I ran across the parking lot frantically waving my arms as the steam from my breath exited through the sides of my facemask like an old school steam locomotive.

Unfortunately, the modern day diesel electric locomotive not 60 feet away from me pulled out of the station anyhow.

I looked at my watch, it read 3:22 p.m. The train was scheduled to leave at 3:21, and it had. A train that was completely empty except for the ticket taker. There would have been one rider had they waited one extra minute, but apparently schedules are more important than ridership. The engineer did sound the horn, which seemed to be more out of spite than anything else, because the only person there to hear it was the one passenger they left steaming on the platform.

I haven’t taken the bus in years. But that missed train, a car repair and a lockdown can force one to do many a new thing. A forty minute wait for a rideshare vs. a two block walk, a $2 fare, and a stop within 200 yards of my house was a pretty easy decision to make.

The bus was by no means full, making social distancing pretty easy. And it soon became apparent that many of the people on the bus, took it every day, possibly even at the exact same time.

“How are you?” asked the bus driver, at almost every stop. The people he greeted didn’t look like holiday shoppers, there were no store branded handled bags, and many of them wore the black and white uniform of the restaurant employee, or the casual stretch pant of the maid service, or the heavy boots of the manual laborer.

We often hear about our “front line workers” and our “first responders” as the heroes of this pandemic. And they certainly do deserve our appreciation. But what about our “essential workers?” You know, the ones who aren’t making $80,000 a year, don’t have union protections, quality health insurance or pension plans. What about them?

“Good morning,” said the bundled up man nodding to the bundled up woman standing at the bus station when I got off. To even a stranger it was obvious that they knew each other. It was also obvious, that they didn’t know each other well. Two essential workers passing in the night, or in the middle of the afternoon, as it were.

I was chuckling to myself when the bundled up man turned to me.

“Jeff?” he said.

He was a prep cook that I used to work with, and he was now taking the bus to his second job, a job deemed absolutely “essential,” yet one that barely paid more than minimum wage.

In many cases our “essential workers” are the ones most taken for granted.
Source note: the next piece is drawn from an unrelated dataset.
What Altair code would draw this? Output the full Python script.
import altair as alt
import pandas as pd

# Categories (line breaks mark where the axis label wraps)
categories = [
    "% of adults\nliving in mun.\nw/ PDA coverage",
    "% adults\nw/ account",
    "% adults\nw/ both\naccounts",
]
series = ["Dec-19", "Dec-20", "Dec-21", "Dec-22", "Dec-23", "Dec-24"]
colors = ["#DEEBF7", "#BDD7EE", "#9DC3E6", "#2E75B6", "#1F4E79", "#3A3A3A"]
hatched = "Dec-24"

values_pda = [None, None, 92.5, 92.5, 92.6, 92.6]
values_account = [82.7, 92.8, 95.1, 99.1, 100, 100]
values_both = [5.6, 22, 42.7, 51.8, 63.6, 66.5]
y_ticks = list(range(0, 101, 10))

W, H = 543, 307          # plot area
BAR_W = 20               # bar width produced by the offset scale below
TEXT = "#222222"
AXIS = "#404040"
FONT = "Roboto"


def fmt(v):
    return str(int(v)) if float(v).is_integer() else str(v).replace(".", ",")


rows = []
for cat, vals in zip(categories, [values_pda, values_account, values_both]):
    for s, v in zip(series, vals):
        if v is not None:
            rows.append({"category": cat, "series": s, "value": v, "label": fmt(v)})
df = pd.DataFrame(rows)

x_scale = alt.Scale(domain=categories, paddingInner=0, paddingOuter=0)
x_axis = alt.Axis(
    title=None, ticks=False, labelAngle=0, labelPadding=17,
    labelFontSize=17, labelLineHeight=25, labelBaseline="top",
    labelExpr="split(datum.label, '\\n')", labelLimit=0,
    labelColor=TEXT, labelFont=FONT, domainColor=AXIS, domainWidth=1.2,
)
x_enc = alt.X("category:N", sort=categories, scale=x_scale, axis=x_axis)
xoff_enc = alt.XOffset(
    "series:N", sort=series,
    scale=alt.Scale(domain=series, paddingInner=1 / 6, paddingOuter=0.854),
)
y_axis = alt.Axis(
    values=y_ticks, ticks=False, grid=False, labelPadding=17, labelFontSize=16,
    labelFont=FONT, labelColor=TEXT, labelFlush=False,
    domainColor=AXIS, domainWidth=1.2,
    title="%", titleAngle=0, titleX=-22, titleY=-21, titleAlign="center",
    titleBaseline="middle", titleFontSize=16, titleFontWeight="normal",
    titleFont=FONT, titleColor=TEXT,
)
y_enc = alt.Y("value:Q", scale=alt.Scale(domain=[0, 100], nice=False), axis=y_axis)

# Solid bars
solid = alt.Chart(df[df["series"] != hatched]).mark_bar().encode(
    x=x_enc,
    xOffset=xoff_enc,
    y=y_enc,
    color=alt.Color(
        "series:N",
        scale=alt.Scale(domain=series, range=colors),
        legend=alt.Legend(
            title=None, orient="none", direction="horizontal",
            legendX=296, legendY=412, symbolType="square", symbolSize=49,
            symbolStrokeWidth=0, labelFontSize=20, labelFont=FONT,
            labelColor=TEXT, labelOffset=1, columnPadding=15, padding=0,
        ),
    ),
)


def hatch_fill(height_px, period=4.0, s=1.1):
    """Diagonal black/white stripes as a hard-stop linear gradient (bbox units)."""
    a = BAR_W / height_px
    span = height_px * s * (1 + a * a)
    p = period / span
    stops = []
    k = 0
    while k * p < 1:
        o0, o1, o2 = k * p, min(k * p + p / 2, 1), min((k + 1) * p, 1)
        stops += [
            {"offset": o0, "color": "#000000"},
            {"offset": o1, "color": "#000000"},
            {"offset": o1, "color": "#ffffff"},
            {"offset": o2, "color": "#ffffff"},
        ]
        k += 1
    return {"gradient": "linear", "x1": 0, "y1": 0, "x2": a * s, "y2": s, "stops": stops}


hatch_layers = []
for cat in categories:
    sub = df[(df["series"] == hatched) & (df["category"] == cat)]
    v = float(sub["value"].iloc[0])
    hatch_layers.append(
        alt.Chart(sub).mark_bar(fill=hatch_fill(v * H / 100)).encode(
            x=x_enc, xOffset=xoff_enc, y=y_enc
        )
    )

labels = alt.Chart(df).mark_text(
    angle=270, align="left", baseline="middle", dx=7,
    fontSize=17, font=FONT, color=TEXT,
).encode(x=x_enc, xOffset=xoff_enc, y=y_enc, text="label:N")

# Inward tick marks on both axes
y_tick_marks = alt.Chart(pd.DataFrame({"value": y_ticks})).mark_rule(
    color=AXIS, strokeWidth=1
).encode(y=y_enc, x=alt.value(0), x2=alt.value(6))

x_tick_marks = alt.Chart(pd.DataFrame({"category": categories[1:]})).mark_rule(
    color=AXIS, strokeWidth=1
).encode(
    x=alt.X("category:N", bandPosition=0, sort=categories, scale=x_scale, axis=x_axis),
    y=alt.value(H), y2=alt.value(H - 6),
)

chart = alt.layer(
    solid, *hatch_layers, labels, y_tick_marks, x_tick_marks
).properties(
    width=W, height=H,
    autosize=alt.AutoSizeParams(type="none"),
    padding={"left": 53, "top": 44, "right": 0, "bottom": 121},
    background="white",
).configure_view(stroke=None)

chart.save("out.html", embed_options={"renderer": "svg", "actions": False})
They are the people who can’t not work. And in most cases the work they do is quite hard. For them there is no working from home, there are no Zoom conferences, and no unemployment. To put a face on it, they are the employees dealing with hundreds of customers a day at your local fast food drive through. They are the cooks preparing and bagging up your ToGo food at your favorite local restaraunt. They are the clerks at your local grocery store and the gang at your local hardware store. They don’t have time to be whining online about their right not to wear a mask, because they are too busy putting theirs on, taking two busses to get to just one of their jobs, and doing a job that while deemed “essential” is very often not appreciated.

I have often heard people decry minimum wage employees as “lazy.” Nothing could be further from the truth. In fact, just to survive on minimum wage, especially around here, one would have to work two full time, or close to full time jobs. And I bet neither of those jobs is easy.
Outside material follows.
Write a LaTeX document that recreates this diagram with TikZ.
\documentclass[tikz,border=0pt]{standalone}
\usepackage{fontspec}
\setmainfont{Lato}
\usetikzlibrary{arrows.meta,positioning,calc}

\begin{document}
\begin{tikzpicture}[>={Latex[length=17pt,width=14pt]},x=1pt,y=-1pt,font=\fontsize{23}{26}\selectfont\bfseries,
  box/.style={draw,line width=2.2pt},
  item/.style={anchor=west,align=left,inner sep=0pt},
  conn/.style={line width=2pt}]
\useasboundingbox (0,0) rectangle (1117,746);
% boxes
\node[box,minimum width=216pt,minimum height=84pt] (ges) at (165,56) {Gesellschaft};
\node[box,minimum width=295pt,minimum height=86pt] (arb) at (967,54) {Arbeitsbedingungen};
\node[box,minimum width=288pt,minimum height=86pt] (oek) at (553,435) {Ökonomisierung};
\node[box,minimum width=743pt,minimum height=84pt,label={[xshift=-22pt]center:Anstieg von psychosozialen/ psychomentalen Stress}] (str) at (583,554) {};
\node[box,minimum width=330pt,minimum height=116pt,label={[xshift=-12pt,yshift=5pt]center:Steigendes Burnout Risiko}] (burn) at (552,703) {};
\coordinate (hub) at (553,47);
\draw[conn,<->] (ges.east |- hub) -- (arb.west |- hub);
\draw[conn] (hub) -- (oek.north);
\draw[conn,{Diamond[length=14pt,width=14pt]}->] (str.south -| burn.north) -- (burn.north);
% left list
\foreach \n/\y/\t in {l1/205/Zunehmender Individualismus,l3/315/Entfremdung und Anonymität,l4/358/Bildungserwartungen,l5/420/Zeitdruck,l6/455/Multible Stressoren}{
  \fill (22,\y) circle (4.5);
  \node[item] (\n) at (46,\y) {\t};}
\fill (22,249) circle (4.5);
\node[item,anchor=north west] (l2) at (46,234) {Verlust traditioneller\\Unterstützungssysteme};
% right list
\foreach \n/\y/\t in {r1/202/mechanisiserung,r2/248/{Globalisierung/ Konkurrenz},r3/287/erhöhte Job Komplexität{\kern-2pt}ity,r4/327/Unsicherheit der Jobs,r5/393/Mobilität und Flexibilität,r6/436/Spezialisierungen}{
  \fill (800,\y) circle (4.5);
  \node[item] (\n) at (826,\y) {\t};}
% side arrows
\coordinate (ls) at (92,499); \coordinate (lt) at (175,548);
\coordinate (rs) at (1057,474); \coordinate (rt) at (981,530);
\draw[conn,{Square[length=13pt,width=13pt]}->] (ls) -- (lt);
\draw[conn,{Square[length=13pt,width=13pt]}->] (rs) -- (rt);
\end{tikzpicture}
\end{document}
Dishwashers, hotel maids, sanitary cleanup crews, none of those jobs are glamorous, nor are they particularly safe. Cleaning up potential Covid infection points? How could it be? Yet, someone has to do them. And quite often, just the process of getting to one of those jobs would prevent most people from taking them.
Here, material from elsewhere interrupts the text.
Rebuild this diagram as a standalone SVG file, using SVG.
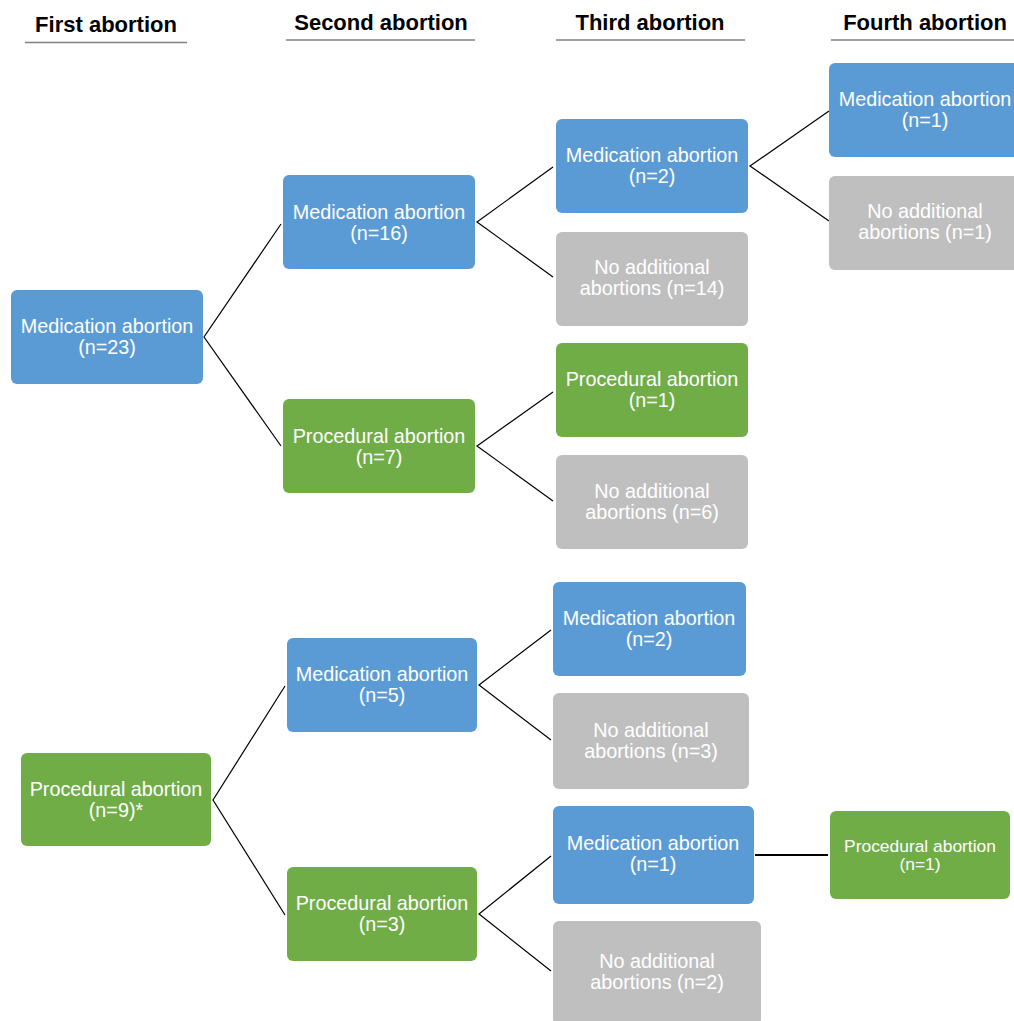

Leaving me with these thoughts:

-The hardest work is often the lowest paying

-Often the people complaining the loudest are the ones doing the least.

-“Without labor, nothing prospers,” once opined the philosopher Sophocles.

-Thank you to all the essential workers out there, one can only imagine where we’d be without you.

-However, there is one time sensitive essential engineer type that I’m not particularly fond of. At least not once, at approximately 3:22 one afternoon.